Work to complete
Without the pictures, set down every line of the data exactly.
_ _ _
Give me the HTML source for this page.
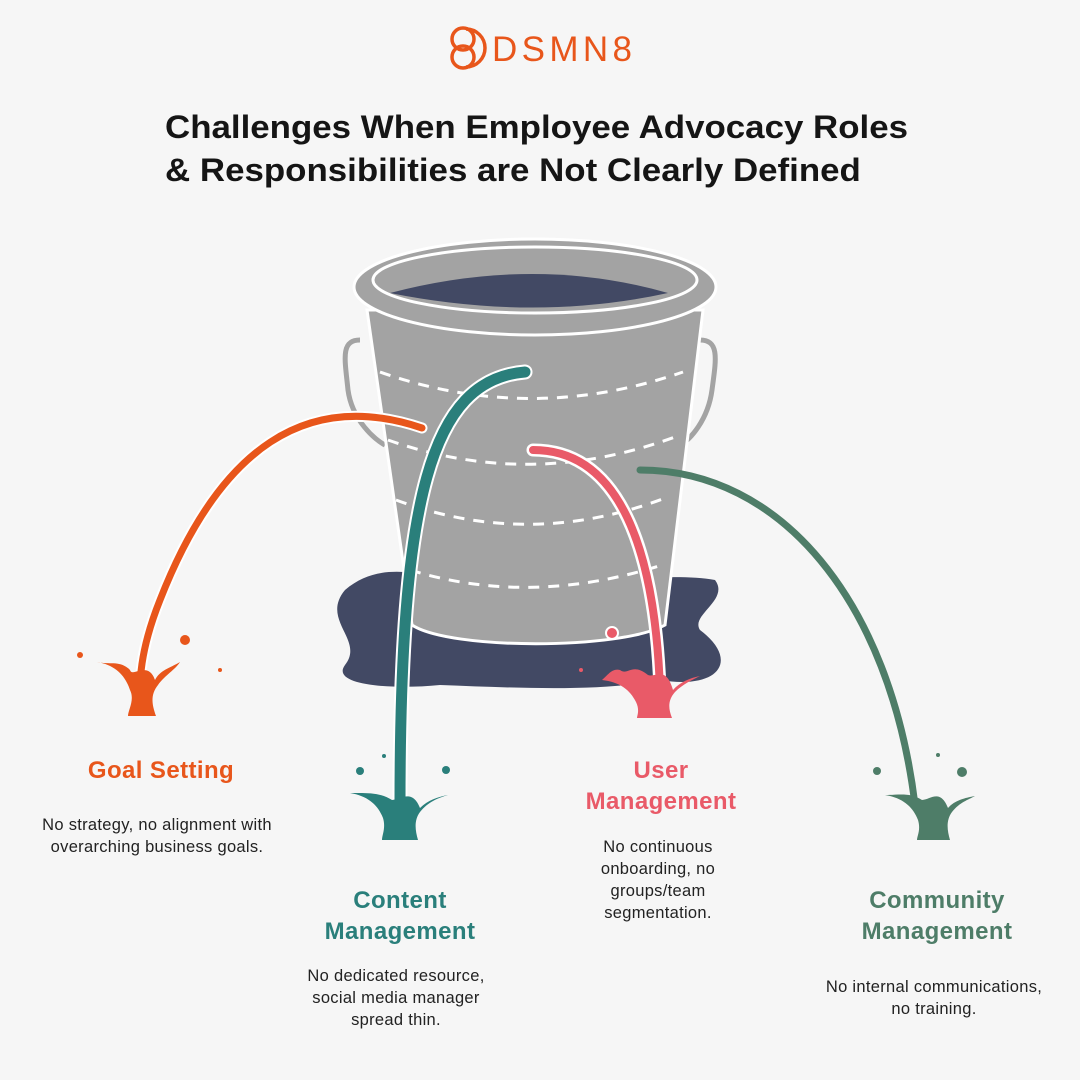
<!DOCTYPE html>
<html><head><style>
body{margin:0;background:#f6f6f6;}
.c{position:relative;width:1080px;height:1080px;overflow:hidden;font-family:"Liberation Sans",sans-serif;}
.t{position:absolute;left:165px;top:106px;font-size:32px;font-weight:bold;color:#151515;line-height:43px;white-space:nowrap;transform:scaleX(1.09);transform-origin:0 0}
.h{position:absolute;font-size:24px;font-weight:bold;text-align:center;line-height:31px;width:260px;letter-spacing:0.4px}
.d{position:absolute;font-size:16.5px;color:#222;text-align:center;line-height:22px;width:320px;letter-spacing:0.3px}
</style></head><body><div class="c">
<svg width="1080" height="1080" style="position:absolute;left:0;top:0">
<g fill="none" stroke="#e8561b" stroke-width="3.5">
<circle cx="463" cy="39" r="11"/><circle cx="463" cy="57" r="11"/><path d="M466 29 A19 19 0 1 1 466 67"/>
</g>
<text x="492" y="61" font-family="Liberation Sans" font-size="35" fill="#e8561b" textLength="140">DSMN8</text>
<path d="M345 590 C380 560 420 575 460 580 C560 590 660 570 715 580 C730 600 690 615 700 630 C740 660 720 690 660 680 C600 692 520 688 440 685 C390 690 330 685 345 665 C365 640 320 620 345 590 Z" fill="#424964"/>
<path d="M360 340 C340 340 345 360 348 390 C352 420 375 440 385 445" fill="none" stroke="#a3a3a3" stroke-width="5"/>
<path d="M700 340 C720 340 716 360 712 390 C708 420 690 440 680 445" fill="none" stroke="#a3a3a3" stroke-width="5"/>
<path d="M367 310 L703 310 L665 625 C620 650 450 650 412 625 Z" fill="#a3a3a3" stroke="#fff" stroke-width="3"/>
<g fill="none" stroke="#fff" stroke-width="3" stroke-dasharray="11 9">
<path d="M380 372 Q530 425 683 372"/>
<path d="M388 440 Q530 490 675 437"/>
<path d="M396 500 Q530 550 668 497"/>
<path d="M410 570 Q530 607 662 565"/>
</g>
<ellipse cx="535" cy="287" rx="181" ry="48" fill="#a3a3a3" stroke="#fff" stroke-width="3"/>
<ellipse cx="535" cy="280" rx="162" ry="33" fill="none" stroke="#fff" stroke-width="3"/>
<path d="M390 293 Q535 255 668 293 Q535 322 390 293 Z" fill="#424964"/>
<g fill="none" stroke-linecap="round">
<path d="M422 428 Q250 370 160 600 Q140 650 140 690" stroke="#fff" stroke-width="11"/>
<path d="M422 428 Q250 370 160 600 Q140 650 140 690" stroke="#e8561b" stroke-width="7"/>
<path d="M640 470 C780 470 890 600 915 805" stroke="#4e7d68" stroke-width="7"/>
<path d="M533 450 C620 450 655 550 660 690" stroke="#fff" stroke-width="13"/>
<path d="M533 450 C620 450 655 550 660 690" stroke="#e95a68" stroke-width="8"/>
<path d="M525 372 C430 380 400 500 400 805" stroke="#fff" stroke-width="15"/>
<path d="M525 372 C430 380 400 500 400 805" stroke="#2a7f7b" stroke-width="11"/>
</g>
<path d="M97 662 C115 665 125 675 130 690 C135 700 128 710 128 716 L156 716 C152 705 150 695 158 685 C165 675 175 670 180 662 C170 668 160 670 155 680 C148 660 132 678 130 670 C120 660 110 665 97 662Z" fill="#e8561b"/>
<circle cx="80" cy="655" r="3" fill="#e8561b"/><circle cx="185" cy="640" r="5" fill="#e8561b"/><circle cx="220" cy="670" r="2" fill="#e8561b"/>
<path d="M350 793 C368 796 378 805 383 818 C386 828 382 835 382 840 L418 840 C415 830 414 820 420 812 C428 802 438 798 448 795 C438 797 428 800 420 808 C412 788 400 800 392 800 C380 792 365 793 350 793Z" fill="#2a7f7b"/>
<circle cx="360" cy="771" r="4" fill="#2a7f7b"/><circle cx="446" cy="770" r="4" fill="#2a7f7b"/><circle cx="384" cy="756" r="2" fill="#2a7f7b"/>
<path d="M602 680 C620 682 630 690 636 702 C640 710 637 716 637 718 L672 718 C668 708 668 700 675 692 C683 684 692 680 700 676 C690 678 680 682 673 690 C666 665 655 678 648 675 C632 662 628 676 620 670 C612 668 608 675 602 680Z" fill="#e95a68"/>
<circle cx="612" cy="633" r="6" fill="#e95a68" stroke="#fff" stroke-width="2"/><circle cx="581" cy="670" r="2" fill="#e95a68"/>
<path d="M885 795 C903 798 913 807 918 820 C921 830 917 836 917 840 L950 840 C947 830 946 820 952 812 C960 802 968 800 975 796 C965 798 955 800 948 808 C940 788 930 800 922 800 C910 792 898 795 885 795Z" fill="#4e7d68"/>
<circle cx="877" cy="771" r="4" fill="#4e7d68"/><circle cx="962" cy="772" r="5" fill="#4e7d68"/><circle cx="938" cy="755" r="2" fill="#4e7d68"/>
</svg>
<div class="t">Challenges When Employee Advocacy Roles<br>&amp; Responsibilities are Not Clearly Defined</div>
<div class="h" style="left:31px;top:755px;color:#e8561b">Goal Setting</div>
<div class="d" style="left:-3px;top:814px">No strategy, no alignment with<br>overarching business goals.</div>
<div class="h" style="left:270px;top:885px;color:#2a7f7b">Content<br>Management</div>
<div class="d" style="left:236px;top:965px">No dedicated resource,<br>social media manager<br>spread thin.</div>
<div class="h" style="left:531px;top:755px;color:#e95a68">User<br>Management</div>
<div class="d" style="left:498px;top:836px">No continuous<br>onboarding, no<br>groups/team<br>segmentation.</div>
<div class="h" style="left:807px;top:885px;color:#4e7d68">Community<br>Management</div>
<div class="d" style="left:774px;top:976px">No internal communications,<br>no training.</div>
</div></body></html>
_ _ _
Result of the exercise
Give me the HTML source for this page.
<!DOCTYPE html>
<html><head><style>
body{margin:0;background:#f6f6f6;}
.c{position:relative;width:1080px;height:1080px;overflow:hidden;font-family:"Liberation Sans",sans-serif;}
.t{position:absolute;left:165px;top:106px;font-size:32px;font-weight:bold;color:#151515;line-height:43px;white-space:nowrap;transform:scaleX(1.09);transform-origin:0 0}
.h{position:absolute;font-size:24px;font-weight:bold;text-align:center;line-height:31px;width:260px;letter-spacing:0.4px}
.d{position:absolute;font-size:16.5px;color:#222;text-align:center;line-height:22px;width:320px;letter-spacing:0.3px}
</style></head><body><div class="c">
<svg width="1080" height="1080" style="position:absolute;left:0;top:0">
<g fill="none" stroke="#e8561b" stroke-width="3.5">
<circle cx="463" cy="39" r="11"/><circle cx="463" cy="57" r="11"/><path d="M466 29 A19 19 0 1 1 466 67"/>
</g>
<text x="492" y="61" font-family="Liberation Sans" font-size="35" fill="#e8561b" textLength="140">DSMN8</text>
<path d="M345 590 C380 560 420 575 460 580 C560 590 660 570 715 580 C730 600 690 615 700 630 C740 660 720 690 660 680 C600 692 520 688 440 685 C390 690 330 685 345 665 C365 640 320 620 345 590 Z" fill="#424964"/>
<path d="M360 340 C340 340 345 360 348 390 C352 420 375 440 385 445" fill="none" stroke="#a3a3a3" stroke-width="5"/>
<path d="M700 340 C720 340 716 360 712 390 C708 420 690 440 680 445" fill="none" stroke="#a3a3a3" stroke-width="5"/>
<path d="M367 310 L703 310 L665 625 C620 650 450 650 412 625 Z" fill="#a3a3a3" stroke="#fff" stroke-width="3"/>
<g fill="none" stroke="#fff" stroke-width="3" stroke-dasharray="11 9">
<path d="M380 372 Q530 425 683 372"/>
<path d="M388 440 Q530 490 675 437"/>
<path d="M396 500 Q530 550 668 497"/>
<path d="M410 570 Q530 607 662 565"/>
</g>
<ellipse cx="535" cy="287" rx="181" ry="48" fill="#a3a3a3" stroke="#fff" stroke-width="3"/>
<ellipse cx="535" cy="280" rx="162" ry="33" fill="none" stroke="#fff" stroke-width="3"/>
<path d="M390 293 Q535 255 668 293 Q535 322 390 293 Z" fill="#424964"/>
<g fill="none" stroke-linecap="round">
<path d="M422 428 Q250 370 160 600 Q140 650 140 690" stroke="#fff" stroke-width="11"/>
<path d="M422 428 Q250 370 160 600 Q140 650 140 690" stroke="#e8561b" stroke-width="7"/>
<path d="M640 470 C780 470 890 600 915 805" stroke="#4e7d68" stroke-width="7"/>
<path d="M533 450 C620 450 655 550 660 690" stroke="#fff" stroke-width="13"/>
<path d="M533 450 C620 450 655 550 660 690" stroke="#e95a68" stroke-width="8"/>
<path d="M525 372 C430 380 400 500 400 805" stroke="#fff" stroke-width="15"/>
<path d="M525 372 C430 380 400 500 400 805" stroke="#2a7f7b" stroke-width="11"/>
</g>
<path d="M97 662 C115 665 125 675 130 690 C135 700 128 710 128 716 L156 716 C152 705 150 695 158 685 C165 675 175 670 180 662 C170 668 160 670 155 680 C148 660 132 678 130 670 C120 660 110 665 97 662Z" fill="#e8561b"/>
<circle cx="80" cy="655" r="3" fill="#e8561b"/><circle cx="185" cy="640" r="5" fill="#e8561b"/><circle cx="220" cy="670" r="2" fill="#e8561b"/>
<path d="M350 793 C368 796 378 805 383 818 C386 828 382 835 382 840 L418 840 C415 830 414 820 420 812 C428 802 438 798 448 795 C438 797 428 800 420 808 C412 788 400 800 392 800 C380 792 365 793 350 793Z" fill="#2a7f7b"/>
<circle cx="360" cy="771" r="4" fill="#2a7f7b"/><circle cx="446" cy="770" r="4" fill="#2a7f7b"/><circle cx="384" cy="756" r="2" fill="#2a7f7b"/>
<path d="M602 680 C620 682 630 690 636 702 C640 710 637 716 637 718 L672 718 C668 708 668 700 675 692 C683 684 692 680 700 676 C690 678 680 682 673 690 C666 665 655 678 648 675 C632 662 628 676 620 670 C612 668 608 675 602 680Z" fill="#e95a68"/>
<circle cx="612" cy="633" r="6" fill="#e95a68" stroke="#fff" stroke-width="2"/><circle cx="581" cy="670" r="2" fill="#e95a68"/>
<path d="M885 795 C903 798 913 807 918 820 C921 830 917 836 917 840 L950 840 C947 830 946 820 952 812 C960 802 968 800 975 796 C965 798 955 800 948 808 C940 788 930 800 922 800 C910 792 898 795 885 795Z" fill="#4e7d68"/>
<circle cx="877" cy="771" r="4" fill="#4e7d68"/><circle cx="962" cy="772" r="5" fill="#4e7d68"/><circle cx="938" cy="755" r="2" fill="#4e7d68"/>
</svg>
<div class="t">Challenges When Employee Advocacy Roles<br>&amp; Responsibilities are Not Clearly Defined</div>
<div class="h" style="left:31px;top:755px;color:#e8561b">Goal Setting</div>
<div class="d" style="left:-3px;top:814px">No strategy, no alignment with<br>overarching business goals.</div>
<div class="h" style="left:270px;top:885px;color:#2a7f7b">Content<br>Management</div>
<div class="d" style="left:236px;top:965px">No dedicated resource,<br>social media manager<br>spread thin.</div>
<div class="h" style="left:531px;top:755px;color:#e95a68">User<br>Management</div>
<div class="d" style="left:498px;top:836px">No continuous<br>onboarding, no<br>groups/team<br>segmentation.</div>
<div class="h" style="left:807px;top:885px;color:#4e7d68">Community<br>Management</div>
<div class="d" style="left:774px;top:976px">No internal communications,<br>no training.</div>
</div></body></html>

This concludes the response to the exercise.